Charm may not compile on Linux systems due to the incompatibility of OpenSSL versions 1.0 and 1.1. You can either install charm-crypto from the system package manager or downgrade OpenSSL to version 1.0.

Once you have Charm, just do

make && pip install . && python samples/

to run the AC17 CP-ABE scheme. You can easily modify samples/ to try any scheme you wish.

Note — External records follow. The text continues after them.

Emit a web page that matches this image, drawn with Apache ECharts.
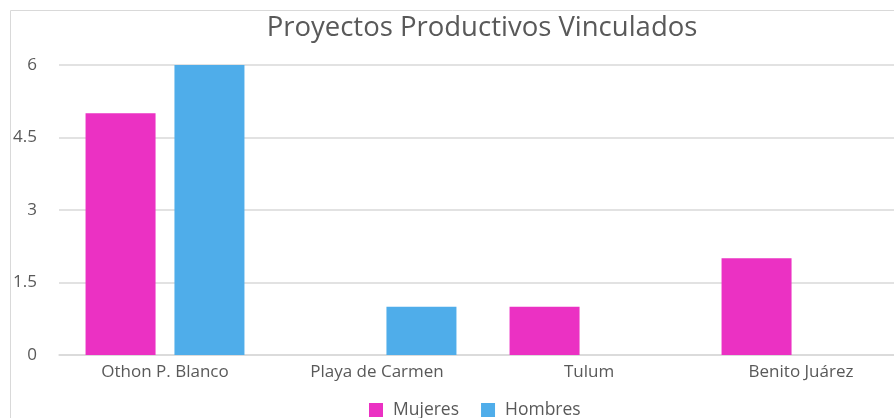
<!DOCTYPE html>
<html>
<head>
<meta charset="utf-8">
<script src="https://cdn.jsdelivr.net/npm/echarts@6/dist/echarts.min.js"></script>
<style>html,body{margin:0;padding:0;background:#fff}#c{width:894px;height:418px}</style>
</head>
<body>
<div id="c"></div>
<script>
const categories = ['Othon P. Blanco', 'Playa de Carmen', 'Tulum', 'Benito Juárez'];
const mujeres = [5, 0, 1, 2];
const hombres = [6, 1, 0, 0];
const yTicks = [0, 1.5, 3, 4.5, 6];

const chart = echarts.init(document.getElementById('c'));
const font = '"Open Sans", sans-serif';
chart.setOption({
  animation: false,
  title: {
    text: 'Proyectos Productivos Vinculados',
    left: 477, top: 9, textAlign: 'center',
    textStyle: { fontFamily: font, fontSize: 27.5, fontWeight: 'normal', color: '#595959' }
  },
  graphic: [{
    type: 'rect', silent: true, z: -1,
    shape: { x: 10.5, y: 10.5, width: 920, height: 440 },
    style: { fill: 'none', stroke: '#d9d9d9', lineWidth: 1 }
  }],
  legend: {
    bottom: -6, left: 364,
    itemWidth: 14, itemHeight: 14, itemGap: 22,
    icon: 'rect',
    textStyle: { fontFamily: font, fontSize: 17.5, color: '#595959', padding: [0, 0, 0, 5] },
    data: ['Mujeres', 'Hombres']
  },
  grid: { left: 59, right: -13, top: 65, bottom: 63, containLabel: false, outerBoundsMode: 'none' },
  xAxis: {
    type: 'category', data: categories,
    axisLine: { lineStyle: { color: '#d9d9d9', width: 1.5 } },
    axisTick: { show: false },
    axisLabel: { fontFamily: font, fontSize: 17, color: '#595959', margin: 9 }
  },
  yAxis: {
    type: 'value', min: 0, max: 6, interval: 1.5,
    axisLine: { show: false }, axisTick: { show: false },
    splitLine: { lineStyle: { color: '#d9d9d9', width: 1.5 } },
    axisLabel: {
      fontFamily: font, fontSize: 17, color: '#595959', margin: 22,
      formatter: v => yTicks.includes(v) ? String(v) : ''
    }
  },
  series: [
    { name: 'Mujeres', type: 'bar', data: mujeres, barWidth: 70, barGap: '27%',
      itemStyle: { color: '#EB31C3' } },
    { name: 'Hombres', type: 'bar', data: hombres, barWidth: 70,
      itemStyle: { color: '#4FADEA' } }
  ]
});
</script>
</body>
</html>
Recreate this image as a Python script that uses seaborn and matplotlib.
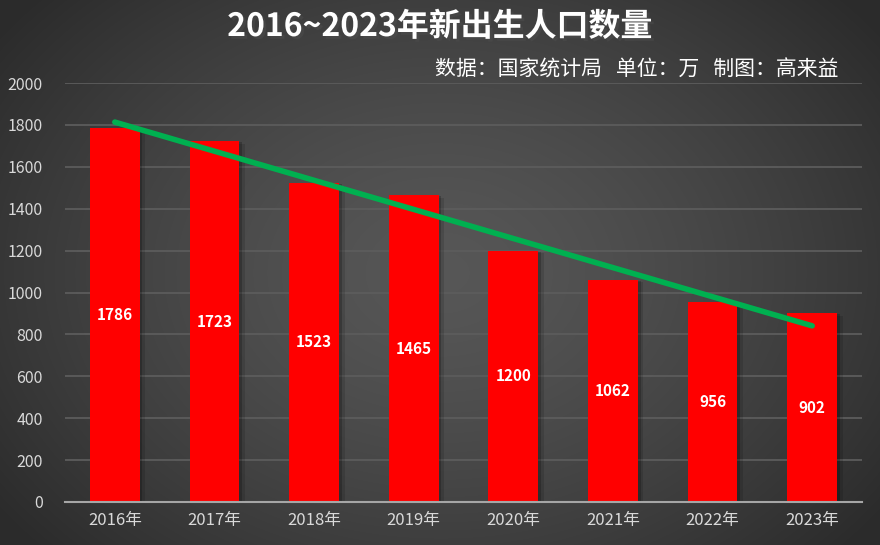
import numpy as np
import pandas as pd
import matplotlib
matplotlib.use("Agg")
import matplotlib.pyplot as plt
import matplotlib.patheffects as pe
import seaborn as sns

years = ["2016年", "2017年", "2018年", "2019年", "2020年", "2021年", "2022年", "2023年"]
births = [1786, 1723, 1523, 1465, 1200, 1062, 956, 902]
yticks = [0, 200, 400, 600, 800, 1000, 1200, 1400, 1600, 1800, 2000]
title = "2016~2023年新出生人口数量"
subtitle = "数据：国家统计局   单位：万   制图：高来益"

sns.set_theme(style="dark")
plt.rcParams['font.family'] = ['Noto Sans CJK SC', 'DejaVu Sans']
plt.rcParams['axes.unicode_minus'] = False

W, H = 880, 545
fig = plt.figure(figsize=(W / 100, H / 100), dpi=100)

# radial gradient background
bg = fig.add_axes([0, 0, 1, 1], zorder=-10)
yy, xx = np.mgrid[0:H, 0:W]
r = np.sqrt(((xx - W * 0.5) / (W * 0.62)) ** 2 + ((yy - H * 0.5) / (H * 0.75)) ** 2)
r = np.clip(r, 0, 1)
c0, c1 = 0.34, 0.17
img = c0 + (c1 - c0) * r ** 1.4
bg.imshow(np.dstack([img, img, img]), aspect="auto", extent=[0, 1, 0, 1])
bg.axis("off")

ax = fig.add_axes([65 / W, 1 - 502 / H, (862 - 65) / W, (502 - 83) / H])
ax.set_facecolor("none")

df = pd.DataFrame({"year": years, "births": births})
sns.barplot(data=df, x="year", y="births", color="#FF0000", width=0.5,
            saturation=1, linewidth=0, edgecolor="none", ax=ax, zorder=3)
for p in ax.patches:
    p.set_linewidth(0)
    p.set_path_effects([
        pe.SimplePatchShadow(offset=(4, -2), alpha=0.12, shadow_rgbFace="black"),
        pe.SimplePatchShadow(offset=(2, -1), alpha=0.2, shadow_rgbFace="black"),
        pe.Normal()])

# linear trend line
sns.regplot(x=np.arange(len(births)), y=np.array(births), scatter=False, ci=None,
            truncate=True, ax=ax,
            line_kws=dict(color="#00B050", lw=4, solid_capstyle="round", zorder=5))

for i, v in enumerate(births):
    ax.text(i, v / 2, str(v), ha="center", va="center", color="white",
            fontsize=11, fontweight="bold", zorder=6)

ax.set_ylim(0, 2000)
ax.set_xlim(-0.5, len(years) - 0.5)
ax.set_yticks(yticks)
ax.set_yticklabels([str(t) for t in yticks])
ax.grid(axis="y", color="#5c5c5c", lw=1.3, zorder=0)
ax.grid(axis="x", visible=False)
for s in ["left", "right", "top"]:
    ax.spines[s].set_visible(False)
ax.spines["bottom"].set_color("#a6a6a6")
ax.spines["bottom"].set_linewidth(1.5)
ax.spines["bottom"].set_zorder(4)
ax.tick_params(axis="y", colors="#d9d9d9", labelsize=11.5, length=0, pad=16)
ax.tick_params(axis="x", colors="#d9d9d9", labelsize=12, length=0, pad=7)
ax.set_xlabel("")
ax.set_ylabel("")

fig.text(440 / W, 1 - 27 / H, title, ha="center", va="center", color="white",
         fontsize=23, fontweight="bold",
         path_effects=[pe.withSimplePatchShadow(offset=(2, -2), alpha=0.5)])
fig.text(838 / W, 1 - 70 / H, subtitle, ha="right", va="center", color="white",
         fontsize=15)

fig.savefig("out.png", dpi=100)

  1. [SW05] Sahai, Amit, and Brent Waters. "Fuzzy identity-based encryption." In Eurocrypt, vol. 3494, pp. 457-473. 2005.
  2. [GPSW06] Goyal, Vipul, Omkant Pandey, Amit Sahai, and Brent Waters. "Attribute-based encryption for fine-grained access control of encrypted data." In Proceedings of the 13th ACM conference on Computer and communications security, pp. 89-98. ACM, 2006. Full version available on ePrint Archive, Report 2006/309.
  3. [BSW07] Bethencourt, John, Amit Sahai, and Brent Waters. "Ciphertext-policy attribute-based encryption." In Security and Privacy, 2007. SP'07. IEEE Symposium on, pp. 321-334. IEEE, 2007.
  4. [Waters11] Waters, Brent. "Ciphertext-policy attribute-based encryption: An expressive, efficient, and provably secure realization." In Public Key Cryptography, vol. 6571, pp. 53-70. 2011.
  5. [AGMPRGR13] Akinyele, Joseph A., Christina Garman, Ian Miers, Matthew W. Pagano, Michael Rushanan, Matthew Green, and Aviel D. Rubin. "Charm: a framework for rapidly prototyping cryptosystems." Journal of Cryptographic Engineering 3, no. 2 (2013): 111-128.
  6. [CGW15] Chen, Jie, Romain Gay, and Hoeteck Wee. "Improved Dual System ABE in Prime-Order Groups via Predicate Encodings." In Annual International Conference on the Theory and Applications of Cryptographic Techniques, pp. 595-624. Springer, Berlin, Heidelberg, 2015. Full version available on ePrint Archive, Report 2015/409.
  7. [AC17] Agrawal, Shashank, and Melissa Chase. "FAME: fast attribute-based message encryption." In Proceedings of the 2017 ACM SIGSAC Conference on Computer and Communications Security, pp. 665-682. 2017. Full version available on ePrint Archive, Report 2017/807.